(Hong Kong, July 8, 2010) The decision of an independent online news site to shut down its web board is indicative of the shut down of free speech in Thailand under the ongoing state of emergency, the Asian Human Rights Commission (AHRC) said on Thursday.
In an announcement posted on its website, www.prachatai.com, Prachatai said that as the government was hunting for people making comments online, it had decided to close the web board for the safety of users.
"The media and posters alike face the threat of sweeping accusations that they are a 'threat to national security' through the use of the 2007 Computer Crimes Act, the Emergency Decree and Section 112 of the Criminal Code," the Bangkok-based news group said.
"The tracking and hunting down of people who post comments in the webboard seems to be no problem at all for the authorities who do not even have to obtain any information from Prachatai," it added.
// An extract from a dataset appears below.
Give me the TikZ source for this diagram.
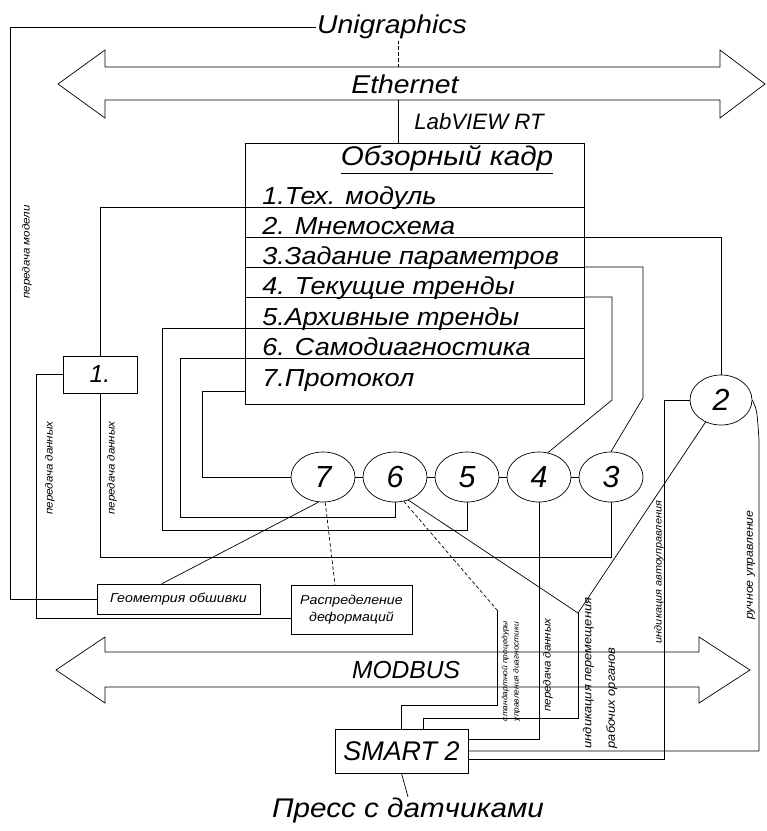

"With limited protection and no guarantee of safety for anyone who uses the webboard, the Prachatai team has to come to this conclusion" to close the board, it announced.
AHRC director, Basil Fernando, said that the closure of the webboard spoke to the extent to which nobody in Thailand had the right to speak freely any longer.
"Under the former government of Thaksin Shinawatra, people speaking out about human rights and politics were intimidated, and there was a degree of self-censorship in the mainstream media, but nothing like what we have seen since the 2006 coup," Fernando said.
"The latest round of outright repression under the emergency decree, which has just been reimposed across much of the country, is akin to that of a military dictatorship," he said.
"Internet chat boards are among the few places that people feel that they can still get things off their chests, so if Prachatai has decided to pull the plug on comment because it's afraid of the consequences, then the situation in Thailand is very grim indeed," the Hong Kong-based rights group director added.
Prachatai's director, Chiranuch Premchaiporn, is already facing a raft of charges under the 2007 Computer Crime Act for failing to remove quickly enough comments from the web board that the police allege were offensive to the monarchy. Section 112 of the Criminal Code also punishes insults to the royal family with up to 15 years in prison.
In recent months the site has had to shift its online addresses and take other steps to get around Internet censorship. The authorities named it on a list of websites to be targeted under the emergency regulations imposed in response to anti-government protests.
Aside from websites, anti-government broadcasters and publications have also been shut down in recent months, including a television station, five serials and some 20 radio stations.
On July 6, the prime minister and cabinet decided to renew the Emergency Decree in 19 provinces, including Bangkok, for a further 90 days.
"The state of emergency has been extended even though there are no more conditions in Thailand to warrant it, in clear violation of international law," AHRC director Fernando said.
"Obviously, the purpose of the continued use of this emergency law is nothing other than to repress government opponents from outside of a rule-of-law framework," he added.
"The consequences will be very bad for Thailand, as there will only be an increase in legitimate anger at the unelected government and a further decline in legitimacy for the country's key institutions, including its courts," he noted.